Becoming the next generation of frontline supervisors

Maj. Sean Robertson, 314th Aircraft Maitenance Squadron commander

Maj. Sean Robertson, 314th Aircraft Maitenance Squadron commander

LITTLE ROCK AIR FORCE BASE, Ark. -- Last Thursday we celebrated a big event, the selection of the Air Force's newest Staff Sergeants. While the pay is nice and the extra stripe looks good on the uniform, there is one thing even more important. The latest selects will become the next generation of front line supervisors and Non-Commissioned Officers. For a commander this is a huge event...the Non-Commissioned Officer is where a majority of the critical tasks of a squadron get done. This is where primary training happens, discipline and personnel issues get nipped in the bud, and where the general tone of the squadron is set. For the next couple minutes, I would like to layout some big ticket items that I think are truly important to front line supervisors and ultimately the success of the mission and the squadron! Those items are know your people, hold the line, and PMA. 

First and foremost as a supervisor, you need to know your Airmen. This is critical, you are typically the first individual to see them when they get to work and generally, you are the last to see them as they step out for a long weekend. As a Commander you are my greatest asset, you are the one to look those Airmen in eye and make sure everything is OK. If not, you are the one that can push them in the right direction whether it be to the First Sergeant, Family Advocacy, or maybe just some" been there, done that" mentoring. Now when I say know your people I'm not talking about what their favorite color is or what their favorite band is (some of you may get there)...but more importantly, are they married, what do they like to do in their spare time, what does their home (dorm or house) look like, do they have kids, how are they doing in training, where and how did they grow up. These are the things that will drive people's hearts and minds, the better you understand these and they understand that you care about them as a person the more apt you are to connect and have an impact on that individual. How well you know and interact with your people will most definitely influence your effectiveness in the other two critical areas of being a Non-Commissioned Officer holding the line and PMA. 

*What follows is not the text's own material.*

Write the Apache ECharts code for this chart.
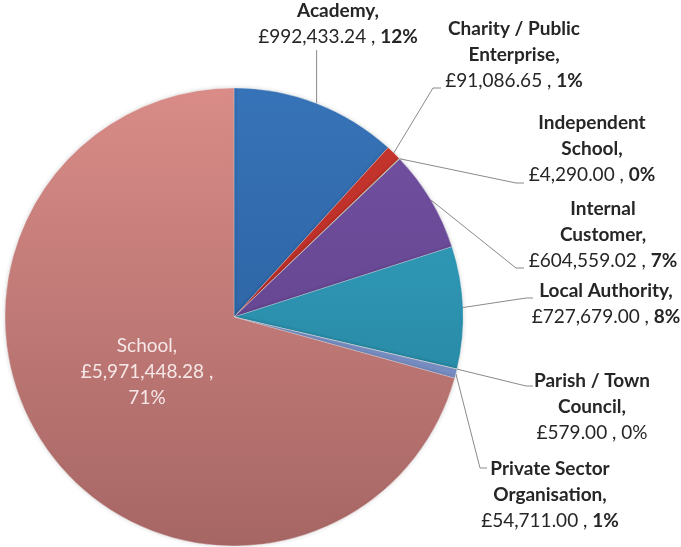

As is any supervisor's duty, holding the line and maintaining the standards is one of the most important. This responsibility will most often fall on you first because you are typically the first to encounter the discrepancies or issues. You are also the most visible because you are almost always amongst Airmen. Whether you believe it or not they look up to you, if for no other reason than you were most recently sitting in their shoes. Maintaining standards such as passing your PFT, wearing the uniform correctly, doing things by the book is just beginning. Obviously, living up to the Air Force core values should not and is not anything new for our newest NCOs. However, holding individuals accountable may be one of the most difficult things you do...possibly because the person you are correcting today was your best-friend the week before. While maintaining the standards may sometimes be difficult it must be done (there must be a separation between duty and personal life)...As a NCO the responsibility falls on you to step in and ensure that you represent and maintain the standard you have sworn to uphold. If you know you're Airmen and fairly and consistently hold the line the last focus area is PMA. 

Positive Mental Attitude (PMA) is contagious. As an athlete growing up PMA sounds a little bit chearleady to me (nothing against cheerleaders...I married one) but I can't think of any other words to describe it. PMA is defined by Wikipedia as "a state of mind that continues to seek, find and execute ways to win, or find a desirable outcome, regardless of the circumstances." I define it as that gut feeling and attitude of stepping on to the court, field, stage, flight line (you name it) and knowing that no matter what, you are going to come out on top. As a supervisor that is you're calling, to provide that confident air that we can get it done. It is this type of mentality that drives the words of our Air Force Creed "I will not falter, and I will not fail". As a supervisor your attitude, demeanor and how you react to different situations will drive how your airmen react. Be mindful that they are always watching whether you want them to or not. As a commander I need you to be the energy that drives the squadron. 

The daunting task of becoming a Non-commissioned officer may not appear as exciting as the pay raise and the new stripes first look but understand that this responsibility has been levied on you because you can do it. There is nothing more satisfying in this world than to teach the folks coming up behind you to replace you. To the newest frontline supervisors if you focus on your Airmen, Hold the line, and provide a Positive Mental Attitude, the journey will be a great one. Congrats to our newest Staff Sergeant s!!!